Megan Molteni | Wired | June 20, 2019
YUNZHI PETER YANG was supposed to be on vacation. It was 2009, and the Stanford bioengineer was celebrating his and his wife’s wedding anniversary with a trip to Alaska’s Denali National Park. But when he heard a park guide say that the deer they were looking at sheds its antlers every year, only to grow them back at a rate of nearly an inch a day, his mind teleported back to his Palo Alto lab. In particular, he had been working on ways to regenerate bone tissues for people who’d been in bad accidents or had them degraded by disease. What if he could make artificial bone grafts that grow as fast as these deer antlers?
Thus began Yang’s 10-year diversion into the world of ruminant biology. He traveled to a deer farm in California to collect antler tissue samples to study how these complex structures of bone, living cells, and nerve endings can grow upwards of 50 inches in a single season. Eventually he and his colleagues tracked down a few genes responsible for this remarkable feat of regeneration. But it was tough and time-consuming work; at the time, no one had ever sequenced a deer genome. An international team of researchers had just decoded the first bovine genome, and it would be years before scientists in China unraveled the DNA of goats and sheep. In the days of still-expensive sequencing, more exotic ruminants weren’t exactly a high priority.
But this week, the multi-stomached, headgear-bearing mammals are finally getting their due.

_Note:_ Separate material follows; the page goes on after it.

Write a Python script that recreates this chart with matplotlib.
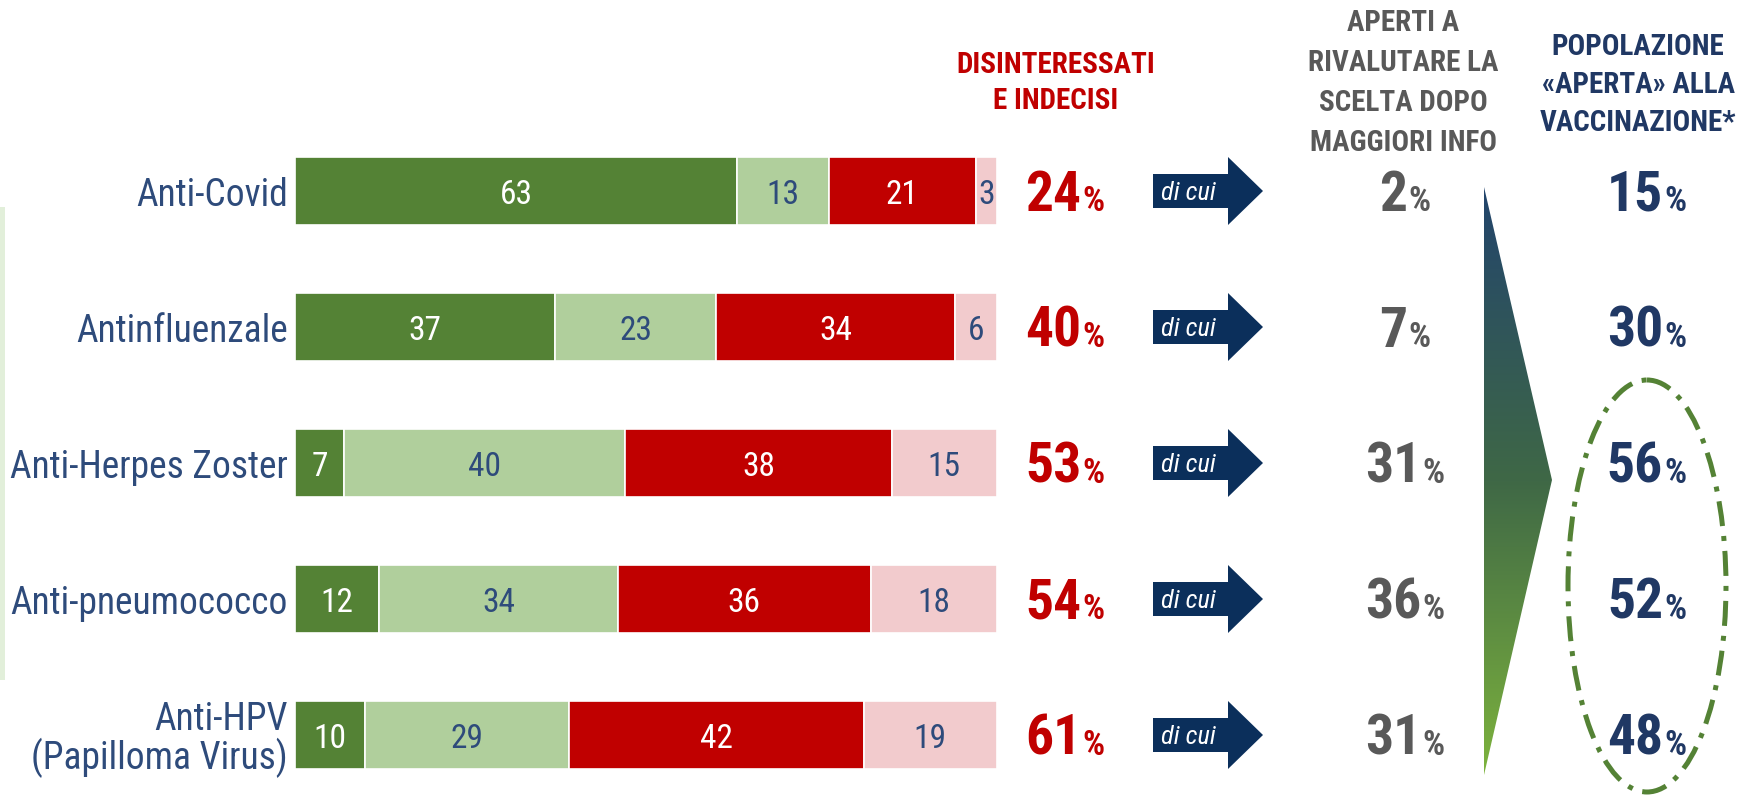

On Thursday, a Chinese-led consortium of scientists reported their efforts to map out the genomes of 44 ruminant species, from the gazelles and buffaloes of the Serengeti to tiny vampiric muntjacs dwelling in Asia’s jungles to the thick-coated reindeer that trudge across Arctic snow-covered plains. All 44 (plus a few more) are available to peruse and download here, if you’re interested. Along with two other papers that appear in the latest issue of Science, it represents the first results of the Ruminant Genome Project—a more than 40 trillion base-pair dataset that showcases China’s growing role as a global leader in genomics research.
The major scientific milestone is a boon both to evolutionary biologists seeking to better understand how ruminants so successfully colonized six continents with wildly different environments and for livestock breeders hoping to introduce such adaptive advantages into domesticated herds. The genetic resource may also prove valuable to biomedical researchers like Yang, providing clues that could one day help humans heal faster, hold off cancer, and even live healthier lives in space.